Exact reproduction of the data is required, with images excluded.

▬▬▬▬▬▬

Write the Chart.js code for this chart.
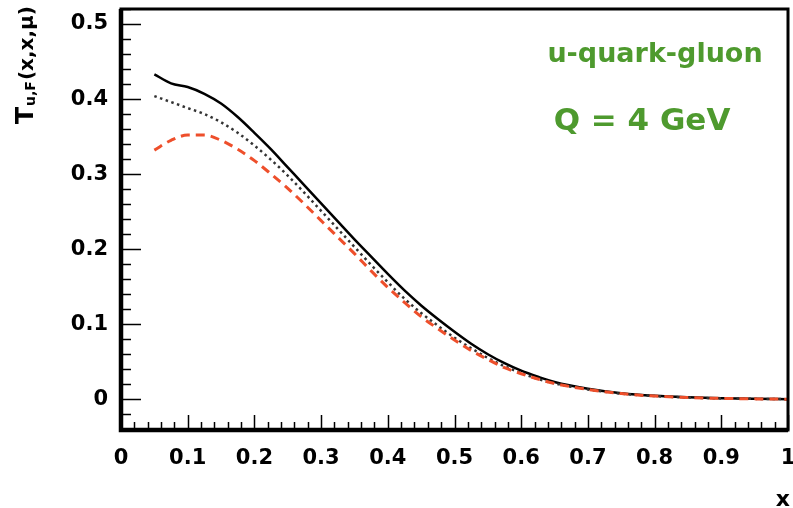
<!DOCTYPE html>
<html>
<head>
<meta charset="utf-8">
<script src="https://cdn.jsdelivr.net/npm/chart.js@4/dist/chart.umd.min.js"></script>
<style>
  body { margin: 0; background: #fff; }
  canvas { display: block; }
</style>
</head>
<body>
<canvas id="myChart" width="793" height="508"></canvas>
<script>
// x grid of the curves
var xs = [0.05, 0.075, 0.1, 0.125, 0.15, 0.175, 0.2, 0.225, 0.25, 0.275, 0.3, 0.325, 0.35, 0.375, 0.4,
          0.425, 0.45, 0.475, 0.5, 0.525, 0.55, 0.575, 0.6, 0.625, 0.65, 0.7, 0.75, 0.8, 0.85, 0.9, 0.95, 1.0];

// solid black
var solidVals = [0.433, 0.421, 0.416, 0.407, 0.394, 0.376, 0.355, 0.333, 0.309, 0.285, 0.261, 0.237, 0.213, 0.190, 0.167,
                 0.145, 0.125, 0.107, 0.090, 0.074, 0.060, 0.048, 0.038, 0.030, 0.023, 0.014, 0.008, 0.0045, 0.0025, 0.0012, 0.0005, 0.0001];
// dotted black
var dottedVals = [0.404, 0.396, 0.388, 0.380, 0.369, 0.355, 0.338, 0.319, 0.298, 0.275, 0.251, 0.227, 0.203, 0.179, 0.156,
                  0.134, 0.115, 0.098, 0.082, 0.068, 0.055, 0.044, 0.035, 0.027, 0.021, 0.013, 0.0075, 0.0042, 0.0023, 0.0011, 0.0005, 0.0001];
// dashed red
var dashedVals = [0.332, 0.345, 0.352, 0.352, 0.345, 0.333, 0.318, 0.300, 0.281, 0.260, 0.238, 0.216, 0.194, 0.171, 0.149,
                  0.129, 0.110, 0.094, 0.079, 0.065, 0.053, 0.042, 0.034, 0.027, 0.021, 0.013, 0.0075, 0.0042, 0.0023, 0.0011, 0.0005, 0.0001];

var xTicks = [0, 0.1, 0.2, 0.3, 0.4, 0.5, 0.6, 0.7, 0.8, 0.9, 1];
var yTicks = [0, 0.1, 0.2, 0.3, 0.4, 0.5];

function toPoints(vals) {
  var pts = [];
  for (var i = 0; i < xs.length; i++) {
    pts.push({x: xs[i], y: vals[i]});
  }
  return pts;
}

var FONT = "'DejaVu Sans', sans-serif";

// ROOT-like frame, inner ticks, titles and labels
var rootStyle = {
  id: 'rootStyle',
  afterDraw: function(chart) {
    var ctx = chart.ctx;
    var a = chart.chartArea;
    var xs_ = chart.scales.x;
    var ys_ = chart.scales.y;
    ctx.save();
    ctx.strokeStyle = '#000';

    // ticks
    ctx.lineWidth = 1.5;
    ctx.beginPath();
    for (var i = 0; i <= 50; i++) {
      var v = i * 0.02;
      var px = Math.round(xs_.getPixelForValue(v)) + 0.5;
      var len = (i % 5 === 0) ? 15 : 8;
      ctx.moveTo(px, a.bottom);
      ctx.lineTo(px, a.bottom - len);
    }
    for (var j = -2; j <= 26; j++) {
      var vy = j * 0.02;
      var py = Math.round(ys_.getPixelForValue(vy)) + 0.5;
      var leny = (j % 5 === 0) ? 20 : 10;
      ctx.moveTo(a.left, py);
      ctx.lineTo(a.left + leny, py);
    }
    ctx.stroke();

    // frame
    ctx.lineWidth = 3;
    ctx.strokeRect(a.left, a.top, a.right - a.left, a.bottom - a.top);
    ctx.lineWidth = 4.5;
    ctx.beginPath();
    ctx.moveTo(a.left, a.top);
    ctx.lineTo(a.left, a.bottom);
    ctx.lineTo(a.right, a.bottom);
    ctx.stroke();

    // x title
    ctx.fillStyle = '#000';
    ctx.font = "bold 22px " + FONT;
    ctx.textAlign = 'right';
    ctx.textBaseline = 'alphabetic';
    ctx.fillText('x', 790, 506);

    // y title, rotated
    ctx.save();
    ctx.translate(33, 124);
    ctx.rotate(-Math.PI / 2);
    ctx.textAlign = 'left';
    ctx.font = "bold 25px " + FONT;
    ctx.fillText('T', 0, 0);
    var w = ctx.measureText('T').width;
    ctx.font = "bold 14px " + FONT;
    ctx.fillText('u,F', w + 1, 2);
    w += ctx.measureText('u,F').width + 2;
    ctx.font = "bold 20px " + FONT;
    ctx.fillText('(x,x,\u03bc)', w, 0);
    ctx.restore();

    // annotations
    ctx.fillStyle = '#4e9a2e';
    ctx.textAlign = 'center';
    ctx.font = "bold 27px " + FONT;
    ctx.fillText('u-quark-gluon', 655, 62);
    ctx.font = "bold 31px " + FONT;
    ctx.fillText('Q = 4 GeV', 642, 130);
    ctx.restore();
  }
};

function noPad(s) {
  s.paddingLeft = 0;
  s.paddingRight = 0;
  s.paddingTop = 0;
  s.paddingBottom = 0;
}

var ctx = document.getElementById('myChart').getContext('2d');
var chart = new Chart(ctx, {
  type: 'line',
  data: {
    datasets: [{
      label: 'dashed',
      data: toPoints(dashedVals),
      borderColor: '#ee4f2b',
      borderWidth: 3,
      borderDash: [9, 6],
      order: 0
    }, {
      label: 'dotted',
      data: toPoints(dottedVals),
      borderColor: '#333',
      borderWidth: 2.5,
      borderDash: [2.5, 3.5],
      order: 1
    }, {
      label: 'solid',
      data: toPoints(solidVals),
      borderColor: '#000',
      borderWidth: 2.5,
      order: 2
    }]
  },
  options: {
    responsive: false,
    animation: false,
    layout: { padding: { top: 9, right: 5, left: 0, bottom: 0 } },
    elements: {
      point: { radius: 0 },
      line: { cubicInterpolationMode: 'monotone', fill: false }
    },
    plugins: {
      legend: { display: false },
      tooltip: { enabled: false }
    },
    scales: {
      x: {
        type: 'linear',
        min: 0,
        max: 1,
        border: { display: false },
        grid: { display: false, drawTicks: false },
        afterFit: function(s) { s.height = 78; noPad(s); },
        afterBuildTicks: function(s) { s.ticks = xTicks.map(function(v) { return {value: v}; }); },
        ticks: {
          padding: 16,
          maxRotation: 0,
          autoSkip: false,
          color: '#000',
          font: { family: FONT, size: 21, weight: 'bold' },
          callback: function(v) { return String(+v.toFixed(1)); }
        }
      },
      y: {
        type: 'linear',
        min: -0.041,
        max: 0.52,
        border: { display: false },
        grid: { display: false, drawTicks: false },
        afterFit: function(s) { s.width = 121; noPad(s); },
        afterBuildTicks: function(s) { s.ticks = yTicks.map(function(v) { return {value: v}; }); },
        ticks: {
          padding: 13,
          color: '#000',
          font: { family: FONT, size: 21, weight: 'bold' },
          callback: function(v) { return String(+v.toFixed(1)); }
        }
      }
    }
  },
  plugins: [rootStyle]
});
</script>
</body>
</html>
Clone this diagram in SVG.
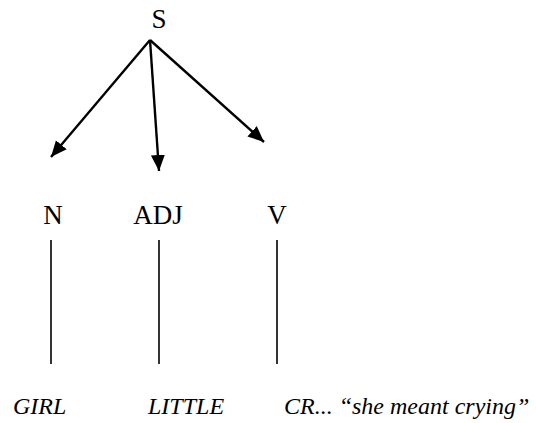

▬▬▬▬▬▬

■ **Final result**
Write the Chart.js code for this chart.
<!DOCTYPE html>
<html>
<head>
<meta charset="utf-8">
<script src="https://cdn.jsdelivr.net/npm/chart.js@4/dist/chart.umd.min.js"></script>
<style>
  body { margin: 0; background: #fff; }
  canvas { display: block; }
</style>
</head>
<body>
<canvas id="myChart" width="793" height="508"></canvas>
<script>
// x grid of the curves
var xs = [0.05, 0.075, 0.1, 0.125, 0.15, 0.175, 0.2, 0.225, 0.25, 0.275, 0.3, 0.325, 0.35, 0.375, 0.4,
          0.425, 0.45, 0.475, 0.5, 0.525, 0.55, 0.575, 0.6, 0.625, 0.65, 0.7, 0.75, 0.8, 0.85, 0.9, 0.95, 1.0];

// solid black
var solidVals = [0.433, 0.421, 0.416, 0.407, 0.394, 0.376, 0.355, 0.333, 0.309, 0.285, 0.261, 0.237, 0.213, 0.190, 0.167,
                 0.145, 0.125, 0.107, 0.090, 0.074, 0.060, 0.048, 0.038, 0.030, 0.023, 0.014, 0.008, 0.0045, 0.0025, 0.0012, 0.0005, 0.0001];
// dotted black
var dottedVals = [0.404, 0.396, 0.388, 0.380, 0.369, 0.355, 0.338, 0.319, 0.298, 0.275, 0.251, 0.227, 0.203, 0.179, 0.156,
                  0.134, 0.115, 0.098, 0.082, 0.068, 0.055, 0.044, 0.035, 0.027, 0.021, 0.013, 0.0075, 0.0042, 0.0023, 0.0011, 0.0005, 0.0001];
// dashed red
var dashedVals = [0.332, 0.345, 0.352, 0.352, 0.345, 0.333, 0.318, 0.300, 0.281, 0.260, 0.238, 0.216, 0.194, 0.171, 0.149,
                  0.129, 0.110, 0.094, 0.079, 0.065, 0.053, 0.042, 0.034, 0.027, 0.021, 0.013, 0.0075, 0.0042, 0.0023, 0.0011, 0.0005, 0.0001];

var xTicks = [0, 0.1, 0.2, 0.3, 0.4, 0.5, 0.6, 0.7, 0.8, 0.9, 1];
var yTicks = [0, 0.1, 0.2, 0.3, 0.4, 0.5];

function toPoints(vals) {
  var pts = [];
  for (var i = 0; i < xs.length; i++) {
    pts.push({x: xs[i], y: vals[i]});
  }
  return pts;
}

var FONT = "'DejaVu Sans', sans-serif";

// ROOT-like frame, inner ticks, titles and labels
var rootStyle = {
  id: 'rootStyle',
  afterDraw: function(chart) {
    var ctx = chart.ctx;
    var a = chart.chartArea;
    var xs_ = chart.scales.x;
    var ys_ = chart.scales.y;
    ctx.save();
    ctx.strokeStyle = '#000';

    // ticks
    ctx.lineWidth = 1.5;
    ctx.beginPath();
    for (var i = 0; i <= 50; i++) {
      var v = i * 0.02;
      var px = Math.round(xs_.getPixelForValue(v)) + 0.5;
      var len = (i % 5 === 0) ? 15 : 8;
      ctx.moveTo(px, a.bottom);
      ctx.lineTo(px, a.bottom - len);
    }
    for (var j = -2; j <= 26; j++) {
      var vy = j * 0.02;
      var py = Math.round(ys_.getPixelForValue(vy)) + 0.5;
      var leny = (j % 5 === 0) ? 20 : 10;
      ctx.moveTo(a.left, py);
      ctx.lineTo(a.left + leny, py);
    }
    ctx.stroke();

    // frame
    ctx.lineWidth = 3;
    ctx.strokeRect(a.left, a.top, a.right - a.left, a.bottom - a.top);
    ctx.lineWidth = 4.5;
    ctx.beginPath();
    ctx.moveTo(a.left, a.top);
    ctx.lineTo(a.left, a.bottom);
    ctx.lineTo(a.right, a.bottom);
    ctx.stroke();

    // x title
    ctx.fillStyle = '#000';
    ctx.font = "bold 22px " + FONT;
    ctx.textAlign = 'right';
    ctx.textBaseline = 'alphabetic';
    ctx.fillText('x', 790, 506);

    // y title, rotated
    ctx.save();
    ctx.translate(33, 124);
    ctx.rotate(-Math.PI / 2);
    ctx.textAlign = 'left';
    ctx.font = "bold 25px " + FONT;
    ctx.fillText('T', 0, 0);
    var w = ctx.measureText('T').width;
    ctx.font = "bold 14px " + FONT;
    ctx.fillText('u,F', w + 1, 2);
    w += ctx.measureText('u,F').width + 2;
    ctx.font = "bold 20px " + FONT;
    ctx.fillText('(x,x,\u03bc)', w, 0);
    ctx.restore();

    // annotations
    ctx.fillStyle = '#4e9a2e';
    ctx.textAlign = 'center';
    ctx.font = "bold 27px " + FONT;
    ctx.fillText('u-quark-gluon', 655, 62);
    ctx.font = "bold 31px " + FONT;
    ctx.fillText('Q = 4 GeV', 642, 130);
    ctx.restore();
  }
};

function noPad(s) {
  s.paddingLeft = 0;
  s.paddingRight = 0;
  s.paddingTop = 0;
  s.paddingBottom = 0;
}

var ctx = document.getElementById('myChart').getContext('2d');
var chart = new Chart(ctx, {
  type: 'line',
  data: {
    datasets: [{
      label: 'dashed',
      data: toPoints(dashedVals),
      borderColor: '#ee4f2b',
      borderWidth: 3,
      borderDash: [9, 6],
      order: 0
    }, {
      label: 'dotted',
      data: toPoints(dottedVals),
      borderColor: '#333',
      borderWidth: 2.5,
      borderDash: [2.5, 3.5],
      order: 1
    }, {
      label: 'solid',
      data: toPoints(solidVals),
      borderColor: '#000',
      borderWidth: 2.5,
      order: 2
    }]
  },
  options: {
    responsive: false,
    animation: false,
    layout: { padding: { top: 9, right: 5, left: 0, bottom: 0 } },
    elements: {
      point: { radius: 0 },
      line: { cubicInterpolationMode: 'monotone', fill: false }
    },
    plugins: {
      legend: { display: false },
      tooltip: { enabled: false }
    },
    scales: {
      x: {
        type: 'linear',
        min: 0,
        max: 1,
        border: { display: false },
        grid: { display: false, drawTicks: false },
        afterFit: function(s) { s.height = 78; noPad(s); },
        afterBuildTicks: function(s) { s.ticks = xTicks.map(function(v) { return {value: v}; }); },
        ticks: {
          padding: 16,
          maxRotation: 0,
          autoSkip: false,
          color: '#000',
          font: { family: FONT, size: 21, weight: 'bold' },
          callback: function(v) { return String(+v.toFixed(1)); }
        }
      },
      y: {
        type: 'linear',
        min: -0.041,
        max: 0.52,
        border: { display: false },
        grid: { display: false, drawTicks: false },
        afterFit: function(s) { s.width = 121; noPad(s); },
        afterBuildTicks: function(s) { s.ticks = yTicks.map(function(v) { return {value: v}; }); },
        ticks: {
          padding: 13,
          color: '#000',
          font: { family: FONT, size: 21, weight: 'bold' },
          callback: function(v) { return String(+v.toFixed(1)); }
        }
      }
    }
  },
  plugins: [rootStyle]
});
</script>
</body>
</html>
Clone this diagram in SVG.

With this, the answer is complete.